My professional career has been highlighted by three sabbatical leaves: each one renewing my interest in genetics and revealing brand new (for me) fascinating areas. I highly recommend sabbatical leaves as part of an academic career, in providing exposure to new areas, time away from other hectic demands (administrative or clinical), and time for reflection about where one is headed in life. My first sabbatical was aimed at understanding both the breadth of disorders associated with arthrogryposis (multiple congenital contractures—some 400 disorders at last count) and at least some of the pathogenetic mechanisms involved (e.g., itemization of what “needs to be in place” for normal embryo/fetal movement to occur). From this work, we began to distinguish and characterize a large series of disorders involving congenital contractures, including, for example, the fetal akinesia sequence, amyoplasia, the “distal” arthrogryposes, and the pterygium syndromes.

The second sabbatical, commencing in 1988, with a Killam Senior Fellowship, was in Oxford, UK. It represented not only a cultural change but also a chance to understand the utilization of mouse models for selected human disorders and the homologies of imprinting/epigenetic disorders in mice and humans. It also provided the opportunity to know and collaborate with numerous fine medical geneticists in the United Kingdom and Europe. Working with them, I realized that genomic imprinting opened the door to other nontraditional types of inheritance as well.

Finally, after finishing 10 years as the Department of Pediatrics chair at the University of British Columbia, I undertook a sabbatical at Christ’s College in Cambridge, UK. There I discovered the principles of the developmental origins of health and disease, i.e., fetal determinants of adult disease and their epigenetic transgenerational programming effects—areas that are now transforming our understanding of genetic mechanisms.

How much genetics has changed! From barely knowing what DNA was, to unraveling the human genome and the complex mechanisms that control gene expression, genetics has come a long way. The distant promise of genetic therapy is now about altering regulatory pathways and using small molecules rather than replacing entire genes. The likely apocryphal, but nonetheless compelling, clinical adage that “if you know the basic defect, a therapy may already be available” is becoming a truism. I marvel at the surprises that have occurred along the way and look forward to those yet to come.

There will always be a role for health-directed geneticists to explain and interpret complex findings to families, to serve as advisors to support groups, to define the natural history of genetic disorders (with and without therapy), and to learn from the families about how they manage and cope, their ideas about mechanisms and therapy, and their ability to cherish the unusual. I truly honor the many trainees, colleagues, and mentors I have had along the way, but perhaps I have learned the most from the families.
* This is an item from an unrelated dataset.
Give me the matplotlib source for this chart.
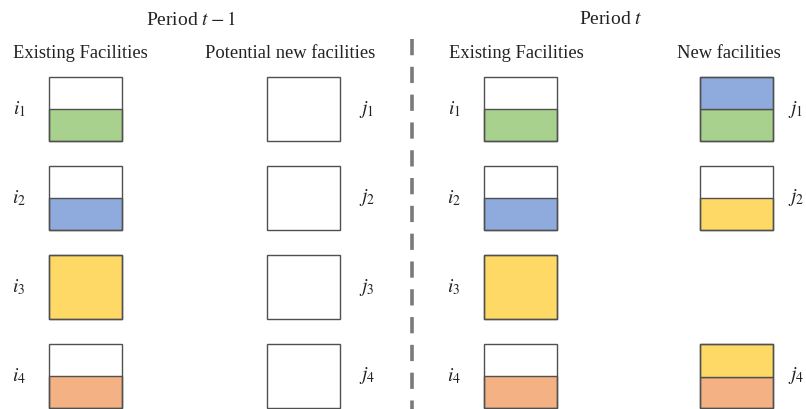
import matplotlib
matplotlib.use("Agg")
import matplotlib.pyplot as plt

# ---------------- data ----------------
facility_rows = ["1", "2", "3", "4"]
existing_colors = ["green", "blue", "yellow", "orange"]
existing_fill = [0.5, 0.5, 1.0, 0.5]          # same in period t-1 and t
potential_fill = [0.0, 0.0, 0.0, 0.0]          # period t-1 new facilities (empty)
# period t new facilities: stacked segments (bottom -> top)
new_segments = [
    [("green", 0.5), ("blue", 0.5)],
    [("yellow", 0.5)],
    None,                                      # j3 not opened
    [("orange", 0.48), ("yellow", 0.52)],
]
palette = {"green": "#A9D18E", "blue": "#8FAADC",
           "yellow": "#FFD966", "orange": "#F4B183"}

# ---------------- layout ----------------
W, H = 806, 409
fig = plt.figure(figsize=(W / 100, H / 100), dpi=100)
ax = fig.add_axes([0, 0, 1, 1])
ax.set_xlim(0, W)
ax.set_ylim(H, 0)
ax.axis("off")

plt.rcParams["mathtext.fontset"] = "stix"
serif = "Liberation Serif"
txtc = "#222222"

box_w, box_h = 73, 64
row_top = [77, 166, 255, 344]
col_x = {"ex1": 85.5, "pot": 303.5, "ex2": 520.5, "new": 736.5}
edge = "#505050"

def draw_box(cx, top, segments):
    bottom = top + box_h
    for cname, frac in segments:
        h = frac * box_h
        ax.bar(cx, -h, bottom=bottom, width=box_w, color=palette[cname],
               edgecolor=edge, linewidth=1.0, zorder=2)
        bottom -= h
    ax.bar(cx, -box_h, bottom=top + box_h, width=box_w, color="none",
           edgecolor=edge, linewidth=1.0, zorder=3)

for k, r in enumerate(facility_rows):
    top = row_top[k]
    ex_seg = [(existing_colors[k], existing_fill[k])]
    draw_box(col_x["ex1"], top, ex_seg)
    draw_box(col_x["ex2"], top, ex_seg)
    draw_box(col_x["pot"], top, [])
    if new_segments[k] is not None:
        draw_box(col_x["new"], top, new_segments[k])
    yc = top + box_h / 2
    ax.text(19, yc, rf"$i_{r}$", fontsize=14, ha="center", va="center", color=txtc)
    ax.text(367, yc, rf"$j_{r}$", fontsize=14, ha="center", va="center", color=txtc)
    ax.text(454, yc, rf"$i_{r}$", fontsize=14, ha="center", va="center", color=txtc)
    if new_segments[k] is not None:
        ax.text(796, yc, rf"$j_{r}$", fontsize=14, ha="center", va="center", color=txtc)

# headings
ax.text(191, 20, r"Period $t-1$", fontsize=14, ha="center", va="center",
        color=txtc, family=serif)
ax.text(611, 20, r"Period $t$", fontsize=14, ha="center", va="center",
        color=txtc, family=serif)
ax.text(80.5, 53, "Existing Facilities", fontsize=13.3, ha="center", va="center",
        color=txtc, family=serif)
ax.text(290.5, 53, "Potential new facilities", fontsize=13.3, ha="center", va="center",
        color=txtc, family=serif)
ax.text(516.5, 53, "Existing Facilities", fontsize=13.3, ha="center", va="center",
        color=txtc, family=serif)
ax.text(728.5, 53, "New facilities", fontsize=13.3, ha="center", va="center",
        color=txtc, family=serif)

# dashed separator
ax.plot([412, 412], [39, H], color="#7a7a7a", linewidth=2.6,
        linestyle=(0, (4.5, 3.2)), zorder=1)

fig.savefig("out.png", dpi=100, facecolor="white")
Now I am at the stage of thinking about—pondering—the value of senior academicians. How to utilize their (our) broad perspectives and institutional memories? When I was born, my life expectancy was 59 years. Currently, as a mature woman on the west coast of North America, I have accumulated an extra 30 years: my life expectancy is now 89 years (and that is just the average—I’m hoping for more)! Amazing human capital exists among our senior human/medical geneticists. A special challenge is to find new avenues to use their accumulated skills rather than displace them to retirement or to jobs meant for younger professionals. Being paid is not nearly as important as being able to use the enormous wisdom and experience that exists among senior academicians. A new and interesting challenge is before us.

Disclosure

The author declares no conflict of interest.